Copy the data exactly; pictures stay out of the copy.

++++++++

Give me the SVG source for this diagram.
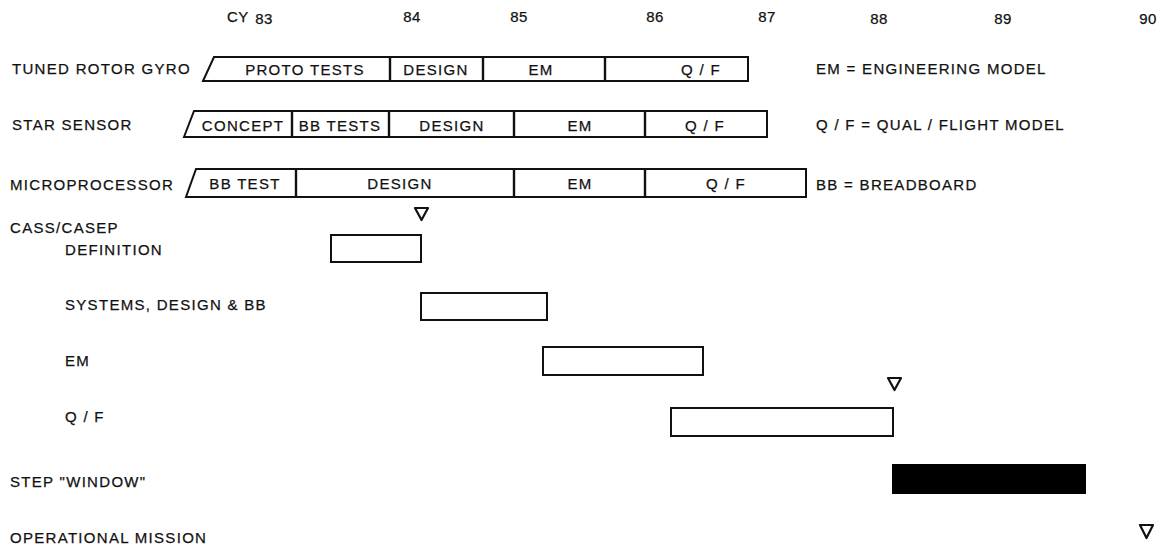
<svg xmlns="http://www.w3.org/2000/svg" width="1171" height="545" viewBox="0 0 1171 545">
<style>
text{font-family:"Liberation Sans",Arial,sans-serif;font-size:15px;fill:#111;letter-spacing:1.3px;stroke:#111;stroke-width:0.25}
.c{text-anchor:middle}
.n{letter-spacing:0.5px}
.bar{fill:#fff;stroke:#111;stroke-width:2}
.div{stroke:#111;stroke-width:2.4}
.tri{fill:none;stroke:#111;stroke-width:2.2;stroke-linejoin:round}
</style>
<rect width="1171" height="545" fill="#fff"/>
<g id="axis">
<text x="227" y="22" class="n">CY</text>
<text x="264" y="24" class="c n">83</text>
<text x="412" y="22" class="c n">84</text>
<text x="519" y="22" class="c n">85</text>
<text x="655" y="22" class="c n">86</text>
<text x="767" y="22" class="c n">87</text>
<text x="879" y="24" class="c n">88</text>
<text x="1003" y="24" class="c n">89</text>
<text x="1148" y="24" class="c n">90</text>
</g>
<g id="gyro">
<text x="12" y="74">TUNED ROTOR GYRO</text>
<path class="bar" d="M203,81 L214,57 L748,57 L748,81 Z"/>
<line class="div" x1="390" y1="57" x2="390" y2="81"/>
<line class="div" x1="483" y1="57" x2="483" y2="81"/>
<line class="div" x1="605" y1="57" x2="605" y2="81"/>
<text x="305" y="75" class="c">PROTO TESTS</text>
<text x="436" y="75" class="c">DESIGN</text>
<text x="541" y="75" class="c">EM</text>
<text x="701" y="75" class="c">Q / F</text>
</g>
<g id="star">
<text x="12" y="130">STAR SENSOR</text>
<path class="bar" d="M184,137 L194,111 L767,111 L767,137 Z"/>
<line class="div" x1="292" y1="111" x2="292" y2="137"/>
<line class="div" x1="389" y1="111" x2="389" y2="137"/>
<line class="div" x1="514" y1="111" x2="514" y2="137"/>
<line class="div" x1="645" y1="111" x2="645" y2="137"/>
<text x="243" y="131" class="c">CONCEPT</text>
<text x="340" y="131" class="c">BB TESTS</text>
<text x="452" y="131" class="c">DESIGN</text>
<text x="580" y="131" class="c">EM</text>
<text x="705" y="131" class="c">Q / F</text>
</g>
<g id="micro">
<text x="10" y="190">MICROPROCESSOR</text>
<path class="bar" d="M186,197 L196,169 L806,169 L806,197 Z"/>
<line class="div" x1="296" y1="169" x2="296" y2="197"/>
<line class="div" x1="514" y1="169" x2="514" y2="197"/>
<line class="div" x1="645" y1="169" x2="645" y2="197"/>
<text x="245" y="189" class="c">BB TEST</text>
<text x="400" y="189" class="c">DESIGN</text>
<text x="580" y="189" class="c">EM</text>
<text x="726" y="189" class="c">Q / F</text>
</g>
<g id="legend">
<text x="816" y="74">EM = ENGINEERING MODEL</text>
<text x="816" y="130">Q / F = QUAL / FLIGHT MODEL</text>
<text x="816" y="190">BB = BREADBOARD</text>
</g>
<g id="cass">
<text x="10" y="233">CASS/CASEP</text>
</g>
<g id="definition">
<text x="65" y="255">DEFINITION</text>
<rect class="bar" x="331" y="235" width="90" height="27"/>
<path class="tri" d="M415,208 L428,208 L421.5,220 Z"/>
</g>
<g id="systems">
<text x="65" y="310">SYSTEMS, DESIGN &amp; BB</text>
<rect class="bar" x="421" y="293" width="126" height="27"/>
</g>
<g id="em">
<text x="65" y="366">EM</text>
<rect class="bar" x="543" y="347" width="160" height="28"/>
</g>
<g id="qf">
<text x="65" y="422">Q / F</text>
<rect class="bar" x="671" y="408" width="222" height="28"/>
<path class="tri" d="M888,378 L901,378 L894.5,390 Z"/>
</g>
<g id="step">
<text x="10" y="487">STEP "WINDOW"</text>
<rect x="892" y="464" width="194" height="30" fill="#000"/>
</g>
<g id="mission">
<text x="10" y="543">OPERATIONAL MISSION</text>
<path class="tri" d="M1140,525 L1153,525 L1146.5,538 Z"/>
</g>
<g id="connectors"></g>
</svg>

++++++++

CORRECT RESPONSE -
Give me the SVG source for this diagram.
<svg xmlns="http://www.w3.org/2000/svg" width="1171" height="545" viewBox="0 0 1171 545">
<style>
text{font-family:"Liberation Sans",Arial,sans-serif;font-size:15px;fill:#111;letter-spacing:1.3px;stroke:#111;stroke-width:0.25}
.c{text-anchor:middle}
.n{letter-spacing:0.5px}
.bar{fill:#fff;stroke:#111;stroke-width:2}
.div{stroke:#111;stroke-width:2.4}
.tri{fill:none;stroke:#111;stroke-width:2.2;stroke-linejoin:round}
</style>
<rect width="1171" height="545" fill="#fff"/>
<g id="axis">
<text x="227" y="22" class="n">CY</text>
<text x="264" y="24" class="c n">83</text>
<text x="412" y="22" class="c n">84</text>
<text x="519" y="22" class="c n">85</text>
<text x="655" y="22" class="c n">86</text>
<text x="767" y="22" class="c n">87</text>
<text x="879" y="24" class="c n">88</text>
<text x="1003" y="24" class="c n">89</text>
<text x="1148" y="24" class="c n">90</text>
</g>
<g id="gyro">
<text x="12" y="74">TUNED ROTOR GYRO</text>
<path class="bar" d="M203,81 L214,57 L748,57 L748,81 Z"/>
<line class="div" x1="390" y1="57" x2="390" y2="81"/>
<line class="div" x1="483" y1="57" x2="483" y2="81"/>
<line class="div" x1="605" y1="57" x2="605" y2="81"/>
<text x="305" y="75" class="c">PROTO TESTS</text>
<text x="436" y="75" class="c">DESIGN</text>
<text x="541" y="75" class="c">EM</text>
<text x="701" y="75" class="c">Q / F</text>
</g>
<g id="star">
<text x="12" y="130">STAR SENSOR</text>
<path class="bar" d="M184,137 L194,111 L767,111 L767,137 Z"/>
<line class="div" x1="292" y1="111" x2="292" y2="137"/>
<line class="div" x1="389" y1="111" x2="389" y2="137"/>
<line class="div" x1="514" y1="111" x2="514" y2="137"/>
<line class="div" x1="645" y1="111" x2="645" y2="137"/>
<text x="243" y="131" class="c">CONCEPT</text>
<text x="340" y="131" class="c">BB TESTS</text>
<text x="452" y="131" class="c">DESIGN</text>
<text x="580" y="131" class="c">EM</text>
<text x="705" y="131" class="c">Q / F</text>
</g>
<g id="micro">
<text x="10" y="190">MICROPROCESSOR</text>
<path class="bar" d="M186,197 L196,169 L806,169 L806,197 Z"/>
<line class="div" x1="296" y1="169" x2="296" y2="197"/>
<line class="div" x1="514" y1="169" x2="514" y2="197"/>
<line class="div" x1="645" y1="169" x2="645" y2="197"/>
<text x="245" y="189" class="c">BB TEST</text>
<text x="400" y="189" class="c">DESIGN</text>
<text x="580" y="189" class="c">EM</text>
<text x="726" y="189" class="c">Q / F</text>
</g>
<g id="legend">
<text x="816" y="74">EM = ENGINEERING MODEL</text>
<text x="816" y="130">Q / F = QUAL / FLIGHT MODEL</text>
<text x="816" y="190">BB = BREADBOARD</text>
</g>
<g id="cass">
<text x="10" y="233">CASS/CASEP</text>
</g>
<g id="definition">
<text x="65" y="255">DEFINITION</text>
<rect class="bar" x="331" y="235" width="90" height="27"/>
<path class="tri" d="M415,208 L428,208 L421.5,220 Z"/>
</g>
<g id="systems">
<text x="65" y="310">SYSTEMS, DESIGN &amp; BB</text>
<rect class="bar" x="421" y="293" width="126" height="27"/>
</g>
<g id="em">
<text x="65" y="366">EM</text>
<rect class="bar" x="543" y="347" width="160" height="28"/>
</g>
<g id="qf">
<text x="65" y="422">Q / F</text>
<rect class="bar" x="671" y="408" width="222" height="28"/>
<path class="tri" d="M888,378 L901,378 L894.5,390 Z"/>
</g>
<g id="step">
<text x="10" y="487">STEP "WINDOW"</text>
<rect x="892" y="464" width="194" height="30" fill="#000"/>
</g>
<g id="mission">
<text x="10" y="543">OPERATIONAL MISSION</text>
<path class="tri" d="M1140,525 L1153,525 L1146.5,538 Z"/>
</g>
<g id="connectors"></g>
</svg>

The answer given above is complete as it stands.